1 lb. Turkish Figs (quartered)

1 lb. Calimyrna Figs (quartered)

9 Madagascar Vanilla Beans Soaked in Bourbon

Mix together in an airtight glass container(s).  Allow to infuse for 1 month, agitating daily. 
After 1 month, strain through both coarse and fine strainers.  Bottle in decorative decanters. 

** We wanted to make a larger amount for our party guests, but this recipe can be reduced proportionally for smaller batches.  

 

Vanilla Bitters

750 ml bottle Booker's 130.4 proof Bourbon***
2 Tbsp Blackstrap Molasses
1 Tbsp Gentian Root
1 Tbsp Cacao Nibs
1 Tbsp Black Cardamom
1 Tbsp Coffee Beans
9 Madagascar Vanilla Beans Soaked in Bourbon
1 Tsp Black Peppercorns

*** High proof bourbon is necessary for extracting the complex flavors in bitters.

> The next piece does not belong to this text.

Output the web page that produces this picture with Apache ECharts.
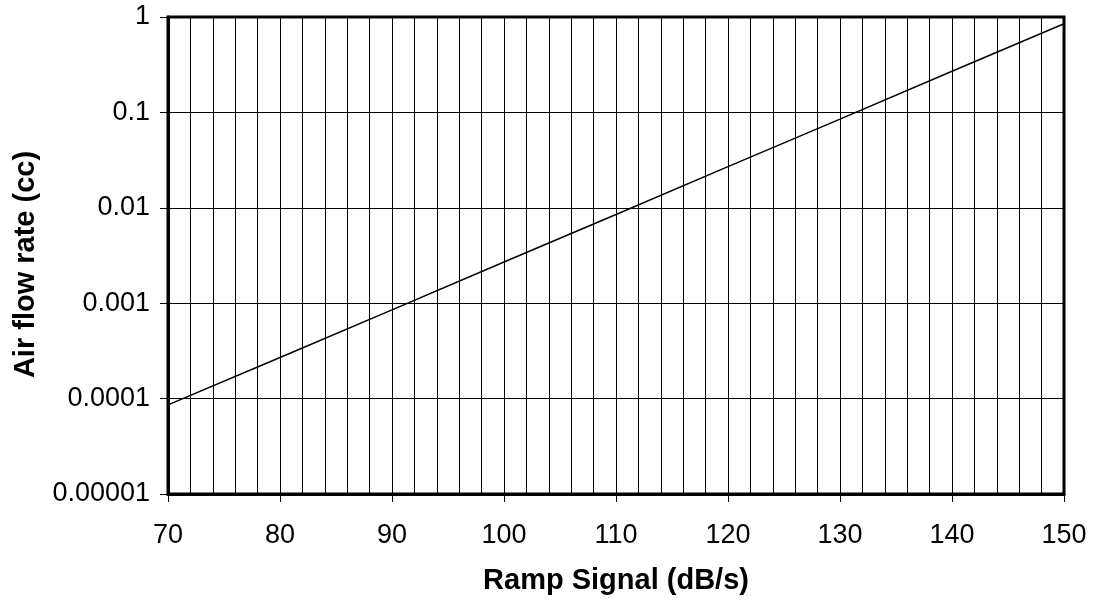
<!DOCTYPE html>
<html>
<head>
<meta charset="utf-8">
<script src="https://cdn.jsdelivr.net/npm/echarts@6/dist/echarts.min.js"></script>
<style>
html,body{margin:0;padding:0;background:#fff;}
#chart{width:1095px;height:604px;}
</style>
</head>
<body>
<div id="chart"></div>
<script>
// Data
var rampSignal = [70, 80, 90, 100, 110, 120, 130, 140, 150];
var airFlow = [0.000086, 0.00027, 0.00085, 0.0027, 0.0085, 0.027, 0.085, 0.27, 0.85];
var yTickLabels = ['0.00001', '0.0001', '0.001', '0.01', '0.1', '1'];
var xTitle = 'Ramp Signal (dB/s)';
var yTitle = 'Air flow rate (cc)';

var seriesData = rampSignal.map(function (x, i) { return [x, airFlow[i]]; });

var chart = echarts.init(document.getElementById('chart'), null, {renderer: 'canvas'});
var font = 'Liberation Sans, Arial, sans-serif';
chart.setOption({
  animation: false,
  backgroundColor: '#fff',
  grid: {
    left: 168, right: 31, top: 17, bottom: 110,
    show: true, borderColor: '#000', borderWidth: 3, backgroundColor: 'transparent'
  },
  xAxis: {
    type: 'value', min: 70, max: 150, interval: 10,
    name: xTitle, nameLocation: 'middle', nameGap: 72,
    nameTextStyle: {fontFamily: font, fontSize: 29, fontWeight: 'bold', color: '#000'},
    axisLine: {show: true, lineStyle: {color: '#000', width: 3}},
    axisTick: {show: true, length: 8, lineStyle: {color: '#000', width: 1}},
    axisLabel: {fontFamily: font, fontSize: 27, color: '#000', margin: 28},
    splitLine: {show: true, lineStyle: {color: '#000', width: 1}},
    minorTick: {show: false, splitNumber: 5},
    minorSplitLine: {show: true, lineStyle: {color: '#000', width: 1}}
  },
  yAxis: {
    type: 'log', logBase: 10, min: 0.00001, max: 1,
    name: yTitle, nameLocation: 'middle', nameGap: 128,
    nameTextStyle: {fontFamily: font, fontSize: 29, fontWeight: 'bold', color: '#000', padding: [0, 18, 0, 0]},
    axisLine: {show: true, lineStyle: {color: '#000', width: 3}},
    axisTick: {show: true, length: 8, lineStyle: {color: '#000', width: 1}},
    axisLabel: {
      fontFamily: font, fontSize: 27, color: '#000', margin: 18,
      formatter: function (v) {
        var idx = Math.round(Math.log10(v)) + 5;
        return yTickLabels[idx] !== undefined ? yTickLabels[idx] : '';
      }
    },
    splitLine: {show: true, lineStyle: {color: '#000', width: 1}}
  },
  series: [{
    type: 'line',
    data: seriesData,
    showSymbol: false,
    symbol: 'none',
    lineStyle: {color: '#000', width: 1.5},
    z: 5
  }]
});
</script>
</body>
</html>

Mix together in an airtight glass container(s).  Allow to infuse for 1 month, agitating daily.  After 1 month, strain through both coarse and fine strainers.  Bottle in dark amber glass.

 

Vanilla Fig Old-Fashioned 

3-6 Dashes of Vanilla Bitters
3 Parts Vanilla Fig Infused Bourbon
1 Part Club Soda

Add ice to a glass.  Add bitters, then club soda and finally bourbon.  Stir and serve.